Dataset rows
*****

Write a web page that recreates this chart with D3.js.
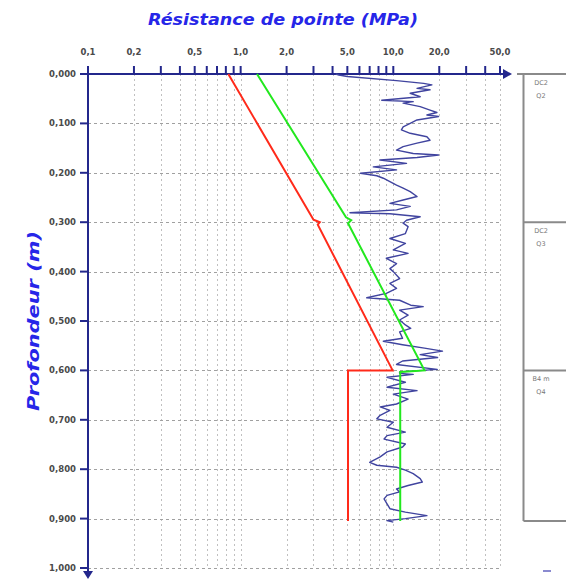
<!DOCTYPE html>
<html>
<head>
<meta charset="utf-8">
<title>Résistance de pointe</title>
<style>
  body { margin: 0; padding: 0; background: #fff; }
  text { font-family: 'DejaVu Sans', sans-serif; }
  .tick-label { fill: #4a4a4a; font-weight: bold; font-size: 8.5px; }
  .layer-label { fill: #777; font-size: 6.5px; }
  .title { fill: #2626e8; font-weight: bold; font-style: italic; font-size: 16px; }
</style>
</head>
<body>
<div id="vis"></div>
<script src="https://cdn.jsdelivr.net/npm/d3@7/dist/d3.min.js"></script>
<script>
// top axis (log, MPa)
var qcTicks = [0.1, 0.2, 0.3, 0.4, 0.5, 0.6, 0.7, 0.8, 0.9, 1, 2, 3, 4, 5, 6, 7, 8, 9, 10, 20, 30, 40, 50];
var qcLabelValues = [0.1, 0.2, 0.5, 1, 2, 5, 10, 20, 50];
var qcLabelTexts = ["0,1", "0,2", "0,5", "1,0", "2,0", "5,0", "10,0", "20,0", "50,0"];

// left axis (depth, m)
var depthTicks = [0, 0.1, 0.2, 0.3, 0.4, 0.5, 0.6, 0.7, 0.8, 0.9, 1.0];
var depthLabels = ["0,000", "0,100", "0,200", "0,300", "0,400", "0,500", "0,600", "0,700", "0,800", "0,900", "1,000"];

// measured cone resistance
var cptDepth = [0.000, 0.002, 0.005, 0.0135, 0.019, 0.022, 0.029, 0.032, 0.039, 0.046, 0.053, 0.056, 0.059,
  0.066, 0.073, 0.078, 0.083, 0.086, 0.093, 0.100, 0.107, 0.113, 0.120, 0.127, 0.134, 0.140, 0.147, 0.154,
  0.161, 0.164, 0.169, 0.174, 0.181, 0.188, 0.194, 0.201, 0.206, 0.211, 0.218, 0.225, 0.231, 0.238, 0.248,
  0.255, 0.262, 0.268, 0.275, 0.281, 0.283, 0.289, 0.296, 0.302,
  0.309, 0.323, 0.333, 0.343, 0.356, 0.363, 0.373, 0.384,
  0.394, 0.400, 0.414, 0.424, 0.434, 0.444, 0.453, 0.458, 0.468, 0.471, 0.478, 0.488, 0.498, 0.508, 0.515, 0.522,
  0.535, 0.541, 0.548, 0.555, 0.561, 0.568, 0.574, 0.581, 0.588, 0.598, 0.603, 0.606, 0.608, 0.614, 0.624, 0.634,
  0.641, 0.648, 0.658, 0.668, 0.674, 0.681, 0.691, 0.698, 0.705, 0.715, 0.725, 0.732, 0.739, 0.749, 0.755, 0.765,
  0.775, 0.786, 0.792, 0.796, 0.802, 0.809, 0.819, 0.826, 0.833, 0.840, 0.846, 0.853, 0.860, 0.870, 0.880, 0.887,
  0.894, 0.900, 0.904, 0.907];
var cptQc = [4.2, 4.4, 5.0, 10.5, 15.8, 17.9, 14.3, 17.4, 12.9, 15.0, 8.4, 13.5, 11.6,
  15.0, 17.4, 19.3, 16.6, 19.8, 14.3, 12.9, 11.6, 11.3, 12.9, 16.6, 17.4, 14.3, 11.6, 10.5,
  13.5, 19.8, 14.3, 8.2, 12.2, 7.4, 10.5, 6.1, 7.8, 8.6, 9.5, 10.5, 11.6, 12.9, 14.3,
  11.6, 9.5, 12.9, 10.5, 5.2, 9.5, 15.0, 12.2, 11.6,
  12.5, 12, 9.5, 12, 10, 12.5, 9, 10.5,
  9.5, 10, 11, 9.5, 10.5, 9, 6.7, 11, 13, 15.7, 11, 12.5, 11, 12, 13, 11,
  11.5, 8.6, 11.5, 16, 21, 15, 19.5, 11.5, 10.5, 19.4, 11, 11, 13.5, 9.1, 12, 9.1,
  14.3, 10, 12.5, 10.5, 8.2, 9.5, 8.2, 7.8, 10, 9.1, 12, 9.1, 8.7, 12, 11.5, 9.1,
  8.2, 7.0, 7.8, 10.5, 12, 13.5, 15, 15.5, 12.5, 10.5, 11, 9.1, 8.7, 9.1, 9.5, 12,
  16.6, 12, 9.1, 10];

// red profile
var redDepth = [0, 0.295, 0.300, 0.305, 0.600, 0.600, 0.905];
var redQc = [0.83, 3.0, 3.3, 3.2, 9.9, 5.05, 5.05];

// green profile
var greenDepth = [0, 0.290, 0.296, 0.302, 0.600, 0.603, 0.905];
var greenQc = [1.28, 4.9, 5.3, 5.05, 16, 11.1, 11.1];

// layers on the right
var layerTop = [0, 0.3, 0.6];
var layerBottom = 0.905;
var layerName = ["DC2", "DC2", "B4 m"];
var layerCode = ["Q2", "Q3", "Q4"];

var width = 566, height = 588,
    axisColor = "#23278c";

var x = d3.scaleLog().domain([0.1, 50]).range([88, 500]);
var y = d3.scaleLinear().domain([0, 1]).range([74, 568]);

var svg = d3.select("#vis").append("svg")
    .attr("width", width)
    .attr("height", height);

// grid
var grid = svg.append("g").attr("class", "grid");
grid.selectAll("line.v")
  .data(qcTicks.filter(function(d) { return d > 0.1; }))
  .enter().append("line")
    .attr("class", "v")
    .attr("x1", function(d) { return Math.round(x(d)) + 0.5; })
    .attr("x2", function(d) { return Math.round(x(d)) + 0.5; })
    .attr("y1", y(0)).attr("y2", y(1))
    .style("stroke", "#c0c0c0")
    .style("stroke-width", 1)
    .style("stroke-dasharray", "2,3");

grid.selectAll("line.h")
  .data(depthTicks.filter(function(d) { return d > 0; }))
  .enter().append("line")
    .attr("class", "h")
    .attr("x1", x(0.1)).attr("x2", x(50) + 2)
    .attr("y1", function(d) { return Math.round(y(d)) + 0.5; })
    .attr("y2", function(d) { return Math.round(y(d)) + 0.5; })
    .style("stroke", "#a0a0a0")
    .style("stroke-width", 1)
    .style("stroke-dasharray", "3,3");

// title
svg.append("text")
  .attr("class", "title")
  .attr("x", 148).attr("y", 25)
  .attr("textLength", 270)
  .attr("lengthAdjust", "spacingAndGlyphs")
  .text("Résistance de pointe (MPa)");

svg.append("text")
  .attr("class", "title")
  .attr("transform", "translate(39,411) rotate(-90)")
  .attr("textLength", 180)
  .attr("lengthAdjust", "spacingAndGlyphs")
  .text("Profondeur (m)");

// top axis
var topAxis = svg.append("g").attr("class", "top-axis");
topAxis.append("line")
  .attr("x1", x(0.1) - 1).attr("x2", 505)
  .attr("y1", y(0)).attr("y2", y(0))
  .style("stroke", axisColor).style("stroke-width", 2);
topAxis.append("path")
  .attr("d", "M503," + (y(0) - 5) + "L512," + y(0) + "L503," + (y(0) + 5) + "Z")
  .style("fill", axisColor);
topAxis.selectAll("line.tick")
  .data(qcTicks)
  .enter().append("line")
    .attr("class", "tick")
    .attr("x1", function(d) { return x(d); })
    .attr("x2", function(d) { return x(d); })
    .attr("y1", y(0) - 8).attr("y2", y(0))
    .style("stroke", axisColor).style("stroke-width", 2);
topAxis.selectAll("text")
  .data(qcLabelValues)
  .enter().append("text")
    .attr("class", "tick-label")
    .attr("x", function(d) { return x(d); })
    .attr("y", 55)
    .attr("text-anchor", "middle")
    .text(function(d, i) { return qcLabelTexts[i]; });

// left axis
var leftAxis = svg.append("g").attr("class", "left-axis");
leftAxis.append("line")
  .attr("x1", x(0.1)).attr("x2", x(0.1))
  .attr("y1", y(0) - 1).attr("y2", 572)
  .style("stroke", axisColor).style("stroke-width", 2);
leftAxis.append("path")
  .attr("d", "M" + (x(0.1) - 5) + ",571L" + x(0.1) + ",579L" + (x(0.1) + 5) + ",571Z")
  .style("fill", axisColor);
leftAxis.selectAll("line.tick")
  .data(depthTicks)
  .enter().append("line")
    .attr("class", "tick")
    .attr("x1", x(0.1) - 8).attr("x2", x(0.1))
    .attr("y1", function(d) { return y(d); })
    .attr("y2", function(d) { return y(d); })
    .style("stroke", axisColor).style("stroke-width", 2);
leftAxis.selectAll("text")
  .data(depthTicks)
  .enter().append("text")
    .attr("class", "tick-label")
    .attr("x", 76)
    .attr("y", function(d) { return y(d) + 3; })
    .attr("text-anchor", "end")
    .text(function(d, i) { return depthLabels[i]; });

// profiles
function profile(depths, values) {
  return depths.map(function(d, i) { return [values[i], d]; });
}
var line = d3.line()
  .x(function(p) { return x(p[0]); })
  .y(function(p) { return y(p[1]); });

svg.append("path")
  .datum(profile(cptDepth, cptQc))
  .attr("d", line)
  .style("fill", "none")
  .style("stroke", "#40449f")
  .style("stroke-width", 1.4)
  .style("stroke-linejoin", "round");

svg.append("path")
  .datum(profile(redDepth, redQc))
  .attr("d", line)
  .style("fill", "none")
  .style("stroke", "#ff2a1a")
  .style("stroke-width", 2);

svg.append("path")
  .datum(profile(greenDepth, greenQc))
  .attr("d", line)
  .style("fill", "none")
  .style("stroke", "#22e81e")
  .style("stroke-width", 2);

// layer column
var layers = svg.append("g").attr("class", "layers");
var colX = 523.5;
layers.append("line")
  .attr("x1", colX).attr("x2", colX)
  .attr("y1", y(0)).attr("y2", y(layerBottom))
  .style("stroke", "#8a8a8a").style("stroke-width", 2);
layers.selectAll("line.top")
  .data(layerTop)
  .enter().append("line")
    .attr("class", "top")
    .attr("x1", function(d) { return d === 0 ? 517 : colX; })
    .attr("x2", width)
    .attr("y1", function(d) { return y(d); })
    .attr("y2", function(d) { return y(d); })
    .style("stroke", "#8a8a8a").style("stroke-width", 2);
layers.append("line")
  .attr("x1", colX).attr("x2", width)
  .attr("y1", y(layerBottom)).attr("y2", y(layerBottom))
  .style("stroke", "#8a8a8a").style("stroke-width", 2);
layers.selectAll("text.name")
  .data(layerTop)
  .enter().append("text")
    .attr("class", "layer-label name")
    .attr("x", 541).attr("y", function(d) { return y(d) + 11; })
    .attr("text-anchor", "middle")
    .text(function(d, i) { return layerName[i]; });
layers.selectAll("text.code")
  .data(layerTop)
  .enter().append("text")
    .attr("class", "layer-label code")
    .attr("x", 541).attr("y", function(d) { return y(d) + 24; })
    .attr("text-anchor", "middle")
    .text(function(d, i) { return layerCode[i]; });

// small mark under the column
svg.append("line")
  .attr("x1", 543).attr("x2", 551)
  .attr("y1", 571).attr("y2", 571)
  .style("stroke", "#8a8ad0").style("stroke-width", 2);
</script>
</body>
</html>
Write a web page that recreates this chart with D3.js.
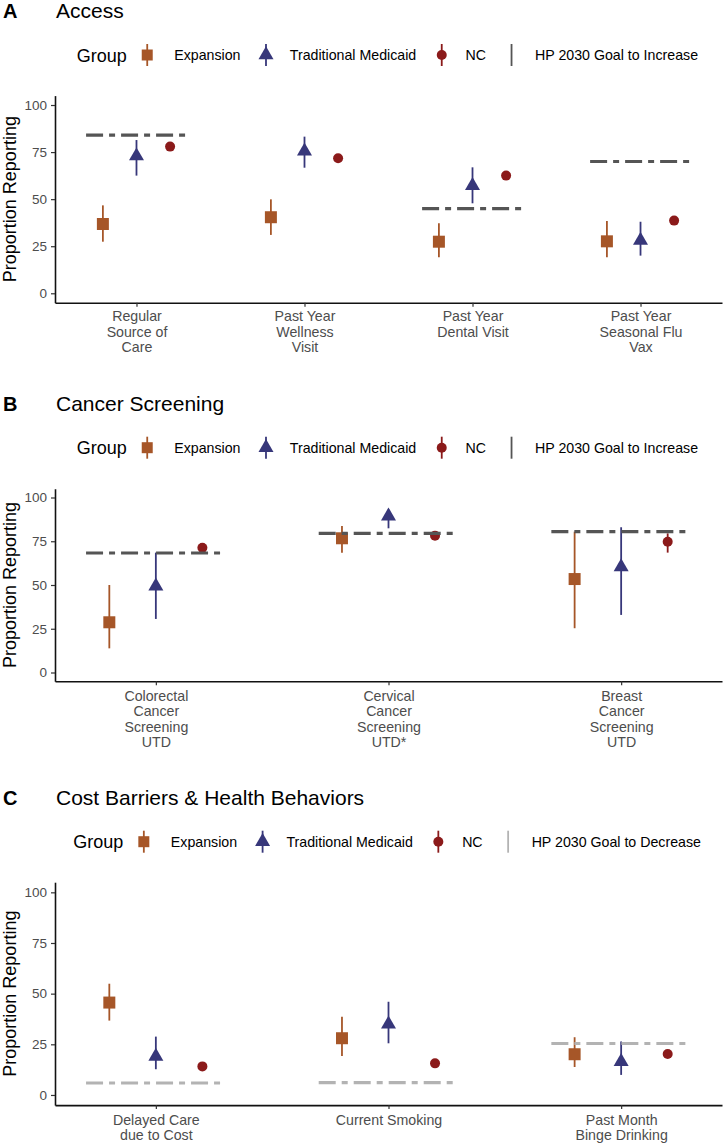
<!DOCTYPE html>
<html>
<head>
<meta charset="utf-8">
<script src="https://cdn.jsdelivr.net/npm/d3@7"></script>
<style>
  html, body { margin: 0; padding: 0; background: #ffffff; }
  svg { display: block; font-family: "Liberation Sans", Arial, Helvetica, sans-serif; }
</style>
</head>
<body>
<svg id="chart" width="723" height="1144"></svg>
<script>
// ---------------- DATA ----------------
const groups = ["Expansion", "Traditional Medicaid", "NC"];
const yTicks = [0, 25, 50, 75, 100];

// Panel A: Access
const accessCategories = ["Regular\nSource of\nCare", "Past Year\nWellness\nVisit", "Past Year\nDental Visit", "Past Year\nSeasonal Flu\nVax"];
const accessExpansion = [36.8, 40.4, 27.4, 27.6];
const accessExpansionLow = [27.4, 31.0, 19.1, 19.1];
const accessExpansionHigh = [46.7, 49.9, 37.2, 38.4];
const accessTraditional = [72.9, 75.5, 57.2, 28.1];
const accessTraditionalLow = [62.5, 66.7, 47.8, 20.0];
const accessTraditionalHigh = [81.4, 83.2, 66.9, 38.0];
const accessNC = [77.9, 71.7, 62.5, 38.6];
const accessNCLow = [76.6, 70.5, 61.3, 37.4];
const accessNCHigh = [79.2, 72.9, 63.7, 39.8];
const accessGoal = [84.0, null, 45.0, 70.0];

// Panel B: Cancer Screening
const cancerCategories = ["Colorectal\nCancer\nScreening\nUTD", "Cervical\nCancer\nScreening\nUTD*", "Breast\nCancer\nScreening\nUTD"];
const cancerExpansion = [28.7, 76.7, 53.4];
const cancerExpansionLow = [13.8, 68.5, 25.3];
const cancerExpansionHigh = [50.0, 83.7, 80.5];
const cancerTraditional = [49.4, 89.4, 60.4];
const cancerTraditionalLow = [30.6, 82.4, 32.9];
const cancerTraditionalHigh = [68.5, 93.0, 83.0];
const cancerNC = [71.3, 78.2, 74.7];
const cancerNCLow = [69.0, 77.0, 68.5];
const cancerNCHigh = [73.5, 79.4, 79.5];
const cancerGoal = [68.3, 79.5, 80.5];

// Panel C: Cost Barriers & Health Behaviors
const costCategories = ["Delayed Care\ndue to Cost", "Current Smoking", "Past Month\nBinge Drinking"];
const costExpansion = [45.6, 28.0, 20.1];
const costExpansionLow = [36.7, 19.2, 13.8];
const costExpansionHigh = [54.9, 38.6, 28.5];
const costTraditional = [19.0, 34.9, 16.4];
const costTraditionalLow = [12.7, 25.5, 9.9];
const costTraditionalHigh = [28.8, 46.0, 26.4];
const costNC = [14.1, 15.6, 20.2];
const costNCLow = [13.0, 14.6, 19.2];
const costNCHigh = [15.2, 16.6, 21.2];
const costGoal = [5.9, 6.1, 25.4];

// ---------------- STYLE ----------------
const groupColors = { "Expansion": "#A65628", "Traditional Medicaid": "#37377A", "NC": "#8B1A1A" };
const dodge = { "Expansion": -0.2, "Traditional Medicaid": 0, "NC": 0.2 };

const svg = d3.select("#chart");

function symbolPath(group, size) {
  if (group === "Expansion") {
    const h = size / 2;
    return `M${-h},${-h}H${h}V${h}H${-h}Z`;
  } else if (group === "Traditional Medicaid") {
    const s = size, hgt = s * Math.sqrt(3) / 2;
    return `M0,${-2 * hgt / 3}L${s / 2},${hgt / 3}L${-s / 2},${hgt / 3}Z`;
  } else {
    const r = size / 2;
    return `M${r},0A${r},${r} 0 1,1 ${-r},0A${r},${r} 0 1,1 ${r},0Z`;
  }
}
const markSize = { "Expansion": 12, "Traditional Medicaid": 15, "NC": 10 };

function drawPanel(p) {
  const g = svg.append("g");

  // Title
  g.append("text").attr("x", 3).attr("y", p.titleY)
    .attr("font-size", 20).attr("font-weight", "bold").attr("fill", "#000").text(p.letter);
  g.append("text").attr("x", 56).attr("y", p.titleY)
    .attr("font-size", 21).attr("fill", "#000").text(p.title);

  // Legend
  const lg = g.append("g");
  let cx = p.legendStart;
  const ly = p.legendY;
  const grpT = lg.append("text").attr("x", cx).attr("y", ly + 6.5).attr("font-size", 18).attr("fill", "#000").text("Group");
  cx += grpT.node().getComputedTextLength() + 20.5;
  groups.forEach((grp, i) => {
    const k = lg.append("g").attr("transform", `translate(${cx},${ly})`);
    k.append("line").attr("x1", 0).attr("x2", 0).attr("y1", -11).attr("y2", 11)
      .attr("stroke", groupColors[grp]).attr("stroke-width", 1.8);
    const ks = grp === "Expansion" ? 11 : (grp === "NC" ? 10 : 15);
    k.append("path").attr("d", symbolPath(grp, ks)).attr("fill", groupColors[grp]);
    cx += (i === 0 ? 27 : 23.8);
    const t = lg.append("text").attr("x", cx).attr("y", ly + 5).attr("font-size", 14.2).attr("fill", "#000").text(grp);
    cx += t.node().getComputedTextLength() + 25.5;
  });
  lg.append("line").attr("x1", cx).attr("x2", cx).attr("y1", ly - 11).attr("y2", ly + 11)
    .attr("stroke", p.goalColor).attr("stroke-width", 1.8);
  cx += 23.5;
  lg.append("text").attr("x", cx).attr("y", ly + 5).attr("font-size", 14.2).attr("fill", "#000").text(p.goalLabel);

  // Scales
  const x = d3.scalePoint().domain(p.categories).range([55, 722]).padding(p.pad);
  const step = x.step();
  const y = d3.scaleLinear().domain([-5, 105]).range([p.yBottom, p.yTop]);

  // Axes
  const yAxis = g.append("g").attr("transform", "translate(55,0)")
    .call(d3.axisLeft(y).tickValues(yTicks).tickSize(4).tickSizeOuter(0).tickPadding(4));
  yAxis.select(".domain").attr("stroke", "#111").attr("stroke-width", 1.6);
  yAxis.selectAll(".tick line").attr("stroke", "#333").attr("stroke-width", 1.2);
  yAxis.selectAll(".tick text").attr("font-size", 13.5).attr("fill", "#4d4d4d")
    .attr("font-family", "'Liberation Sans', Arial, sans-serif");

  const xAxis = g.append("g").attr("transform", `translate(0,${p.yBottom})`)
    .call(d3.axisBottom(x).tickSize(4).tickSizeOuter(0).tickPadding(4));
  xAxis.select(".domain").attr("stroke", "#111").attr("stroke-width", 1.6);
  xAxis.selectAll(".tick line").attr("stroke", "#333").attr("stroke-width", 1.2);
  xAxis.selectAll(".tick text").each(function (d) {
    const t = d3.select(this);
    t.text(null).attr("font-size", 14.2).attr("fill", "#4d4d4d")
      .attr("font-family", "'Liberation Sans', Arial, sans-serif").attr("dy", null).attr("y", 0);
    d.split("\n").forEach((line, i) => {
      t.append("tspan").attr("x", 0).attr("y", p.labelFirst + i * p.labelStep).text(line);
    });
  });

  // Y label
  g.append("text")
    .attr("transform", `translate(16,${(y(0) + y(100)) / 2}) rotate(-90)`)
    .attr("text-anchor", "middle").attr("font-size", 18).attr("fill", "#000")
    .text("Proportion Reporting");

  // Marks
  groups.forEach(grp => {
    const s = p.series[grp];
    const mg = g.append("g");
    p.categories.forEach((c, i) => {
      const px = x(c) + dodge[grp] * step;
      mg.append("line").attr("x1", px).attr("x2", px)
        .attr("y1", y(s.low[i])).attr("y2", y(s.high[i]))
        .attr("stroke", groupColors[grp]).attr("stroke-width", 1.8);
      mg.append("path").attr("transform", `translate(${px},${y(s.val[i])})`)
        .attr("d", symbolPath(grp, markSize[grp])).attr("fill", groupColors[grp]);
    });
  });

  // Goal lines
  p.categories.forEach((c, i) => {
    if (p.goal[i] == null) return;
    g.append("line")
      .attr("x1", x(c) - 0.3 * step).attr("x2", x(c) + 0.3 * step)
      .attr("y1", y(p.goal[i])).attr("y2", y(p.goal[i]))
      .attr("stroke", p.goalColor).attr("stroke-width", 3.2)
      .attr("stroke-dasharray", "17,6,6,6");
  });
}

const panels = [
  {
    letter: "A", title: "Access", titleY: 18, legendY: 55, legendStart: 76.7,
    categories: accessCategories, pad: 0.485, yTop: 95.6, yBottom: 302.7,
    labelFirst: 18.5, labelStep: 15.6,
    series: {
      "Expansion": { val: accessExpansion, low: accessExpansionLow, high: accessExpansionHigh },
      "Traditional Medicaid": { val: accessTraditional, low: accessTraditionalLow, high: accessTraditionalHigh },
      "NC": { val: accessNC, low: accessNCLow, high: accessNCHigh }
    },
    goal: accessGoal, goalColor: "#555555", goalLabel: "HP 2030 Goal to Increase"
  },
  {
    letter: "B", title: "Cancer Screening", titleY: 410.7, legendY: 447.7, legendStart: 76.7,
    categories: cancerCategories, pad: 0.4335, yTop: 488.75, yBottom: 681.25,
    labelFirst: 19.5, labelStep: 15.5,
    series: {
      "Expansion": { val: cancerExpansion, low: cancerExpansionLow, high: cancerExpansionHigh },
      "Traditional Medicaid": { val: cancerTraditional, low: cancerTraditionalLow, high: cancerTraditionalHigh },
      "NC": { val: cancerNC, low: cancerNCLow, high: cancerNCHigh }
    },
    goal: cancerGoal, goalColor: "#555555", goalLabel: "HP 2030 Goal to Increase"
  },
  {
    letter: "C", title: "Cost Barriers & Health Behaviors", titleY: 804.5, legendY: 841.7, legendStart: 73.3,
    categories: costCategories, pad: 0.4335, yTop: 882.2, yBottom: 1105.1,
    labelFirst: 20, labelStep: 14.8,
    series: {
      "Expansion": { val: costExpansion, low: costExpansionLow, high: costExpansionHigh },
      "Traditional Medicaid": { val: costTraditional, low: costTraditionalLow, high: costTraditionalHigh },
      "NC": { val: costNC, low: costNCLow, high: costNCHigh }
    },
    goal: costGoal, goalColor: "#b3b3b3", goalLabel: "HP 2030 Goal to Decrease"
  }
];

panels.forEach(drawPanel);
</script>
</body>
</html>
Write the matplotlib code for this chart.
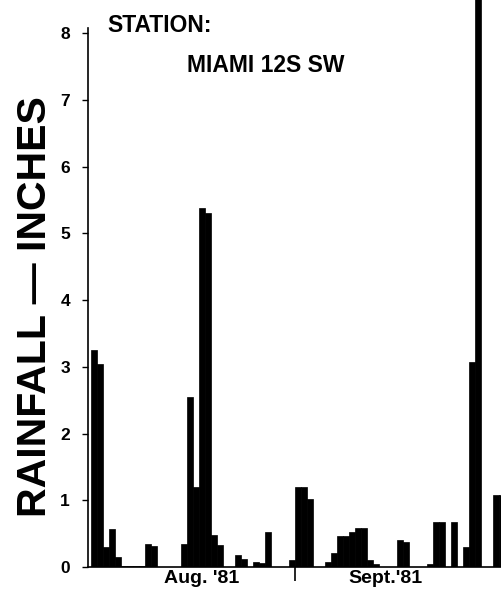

*****

- _What you have to do_
Report how many lines of the listing above include the word "this". Say nothing but the number.

- _Output below_
4